On the facts found, the court accepted that unarmed civilians were shot while attempting to flee in Glenfada Park North during the civil rights demonstration. However, the judge said the Crown had not proved that Soldier F personally fired with intent to kill or knowingly assisted others to do so.

The verdict sits against extensive official findings from the 2010 Saville Inquiry, which concluded the killings were unjustified, and the then Prime Minister David Cameron’s statement to Parliament describing them as unjustified and unjustifiable, accompanied by a formal apology.

This prosecution has had a complex procedural history. The Public Prosecution Service (PPS) first announced charges against Soldier F in March 2019; discontinued the case in July 2021 following an evidential ruling in another matter; and resumed proceedings after a successful legal challenge in March 2022. An anonymity order remains in force, with the Attorney General for Northern Ireland warning against identification. The non‑jury trial opened in September 2025 and ran for five weeks.

Families expressed disappointment while emphasising the dignity of their decades‑long campaign; veterans’ representatives welcomed the decision and highlighted the difficulties of prosecuting historic cases. Northern Ireland’s Veterans Commissioner David Johnstone said the case again exposed the problems of relying on decades‑old evidence; Paul Young of the Northern Ireland Veterans Movement said veterans would be heartened by the verdict.

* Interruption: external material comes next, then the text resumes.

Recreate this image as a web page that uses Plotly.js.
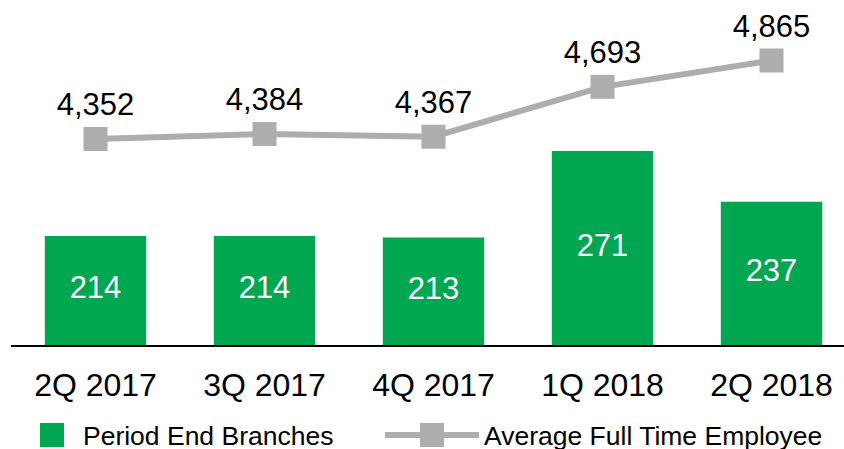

Political reaction divided along familiar lines. First Minister Michelle O’Neill called the outcome deeply disappointing and voiced solidarity with the families, while Democratic Unionist Party leader Gavin Robinson welcomed the judgment as a clear and welcome outcome.

The government has signalled wider policy change on legacy. On 14 October 2025 it introduced a Northern Ireland Troubles Bill to repeal and replace the 2023 Legacy Act after domestic courts found key provisions, including conditional immunity from prosecution, incompatible with human rights law. Ministers say the new approach will end the immunity plan, restore routes to answers for families, and provide defined safeguards for veterans.

Today’s acquittal closes the only criminal trial arising from Bloody Sunday. The PPS has no right to appeal against an acquittal, and any retrial would require new and compelling evidence under statute. For most families, further steps-subject to the emerging legislation-are likely to focus on information recovery, inquests and civil routes rather than criminal accountability.